Quantas vezes já ouviu a expressão “omo”? Provavelmente mais vezes do que consegues contar. No uso corrente da linguagem informal angolana, omo é uma palavra que serve para designar qualquer detergente em pó, independentemente da sua marca comercial.
A origem do termo residiu na conhecida marca internacional Omo, pertencente à multinacional Unilever, que marcou presença destacada no mercado angolano sobretudo durante as décadas de 1980, 1990 e início dos anos 2000.
Com o passar do tempo, e mesmo após a retirada da marca dos circuitos de distribuição locais, a designação omo manteve-se viva na boca do povo, convertendo-se numa referência genérica para todos os detergentes em pó.
Este fenómeno linguístico é identificado como um caso de generalização metonímica de marca registada, em que o nome comercial de um produto específico passa a representar toda uma categoria de produtos.
É um processo natural nas línguas vivas, que revela, neste caso, não só um traço de memória colectiva, como também uma forma pragmática de nomeação enraizada no quotidiano.
Na prática, seja nos mercados, nos musseques, ou nas conversas caseiras, omo já não nomeia apenas um produto, mas sim um tipo de produto. Perdeu a exclusividade comercial e ganhou autonomia linguística.
Assim, quando alguém diz: “Quero um pacote de omo.” “Não tem omo?” “Quanto custa o omo?” “Vai querer que tipo de omo?” … está, na realidade, a referir-se a qualquer detergente em pó, seja ele Madar, Ultra, Master Clean, ou outro.
Este uso demonstra a criatividade colectiva e a capacidade de apropriação cultural do povo angolano. Mais do que uma simples herança de uma marca, omo tornou-se um símbolo linguístico funcional, adaptado às realidades locais e às práticas comunicativas do dia-a-dia.
A palavra passou a circular com vida própria, como um signo da identidade linguística angolana. Tentar corrigir este uso, substituindo “omo” por “detergente em pó”, pode parecer, à primeira vista, uma acção de correcção linguística.
No entanto, trata-se, muitas vezes, de um gesto que desconsidera o valor simbólico e cultural da fala popular. Quando você diz ao Angolano: “não se diz omo, diz-se detergente”, estás a despir a espontaneidade, o falar próprio da banda.

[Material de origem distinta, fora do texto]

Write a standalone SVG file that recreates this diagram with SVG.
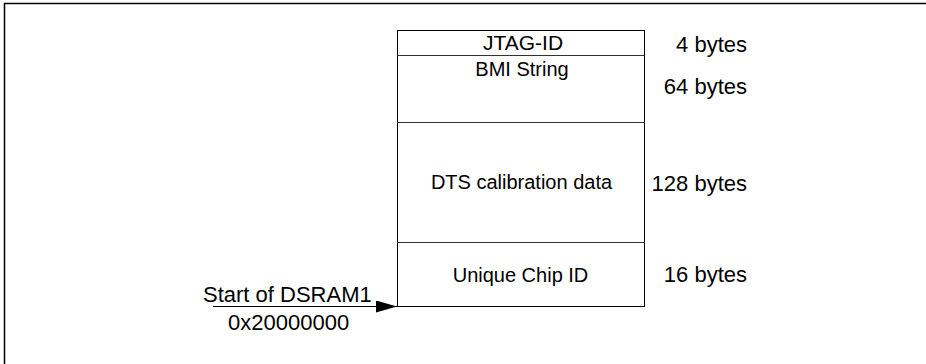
<svg xmlns="http://www.w3.org/2000/svg" width="926" height="364" viewBox="0 0 926 364">
<style>
.t{font-family:"Liberation Sans",Arial,sans-serif;fill:#000}
.b{font-size:20px;text-anchor:middle}
.s{font-size:22px;text-anchor:end}
.l{font-size:22px}
.box{fill:none;stroke:#000;stroke-width:1}
.div{stroke:#333;stroke-width:1}
</style>
<defs>
<marker id="ah" markerWidth="21" markerHeight="12" refX="21" refY="6" orient="auto" markerUnits="userSpaceOnUse">
<path d="M0,0 L21,6 L0,12 Z" fill="#000"/>
</marker>
</defs>
<g id="frame">
<path d="M4.5,364 L4.5,3.5 L926,3.5" fill="none" stroke="#000" stroke-width="1.5"/>
</g>
<g id="memory">
<rect class="box" x="397.5" y="30.5" width="247" height="276"/>
<line class="div" x1="397.5" y1="55.5" x2="644.5" y2="55.5"/>
<line class="div" x1="397.5" y1="122.5" x2="644.5" y2="122.5"/>
<line class="div" x1="397.5" y1="242.5" x2="644.5" y2="242.5"/>
</g>
<g id="jtag"><text class="t b" x="523" y="49.5" style="font-size:21px">JTAG-ID</text><text class="t s" x="747" y="51.5">4 bytes</text></g>
<g id="bmi"><text class="t b" x="522" y="75.5">BMI String</text><text class="t s" x="747" y="93.5">64 bytes</text></g>
<g id="dts"><text class="t b" x="521.5" y="188.5">DTS calibration data</text><text class="t s" x="747" y="190.5">128 bytes</text></g>
<g id="chipid"><text class="t b" x="520.5" y="281.5">Unique Chip ID</text><text class="t s" x="747" y="281.5">16 bytes</text></g>
<g id="start"><text class="t l" x="203" y="301.5">Start of DSRAM1</text><text class="t l" x="228" y="330">0x20000000</text></g>
<g id="connectors">
<line x1="213" y1="306.5" x2="397" y2="306.5" stroke="#000" stroke-width="1.2" marker-end="url(#ah)"/>
</g>
</svg>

Logo, ao preservar expressões como “omo”, não se referindo a uma única marca de detergente, estamos também a preservar um pedaço do património imaterial angolano, a forma própria do uso da língua.
É que a linguagem informal, por mais distante que esteja da norma padrão, fala de nós, dos nossos hábitos, da nossa história e das formas como nomeamos o mundo à nossa volta.
O português falado em Angola tem vindo a ganhar raízes próprias, fruto das influências das línguas nacionais e do quotidiano sociocultural. Embora ainda em processo de consolidação, é já possível identificar marcas distintivas que o diferenciam de outras variantes da língua portuguesa, tanto ao nível da fonética como da sintaxe e da lexicologia.
A expressão “omo”, por exemplo, é apenas uma entre muitas palavras em uso que revelam a riqueza linguística e a criatividade popular que caracterizam o português angolano.
O Dicionário da minha banda tem, na verdade, como objectivo reunir e preservar expressões próprias do português falado em Angola, com destaque para aquelas que fazem parte do uso quotidiano.
Trata-se de um esforço para valorizar o património linguístico nacional, dando visibilidade a palavras e expressões que refletem a vivência, a criatividade e a identidade cultural do povo angolano.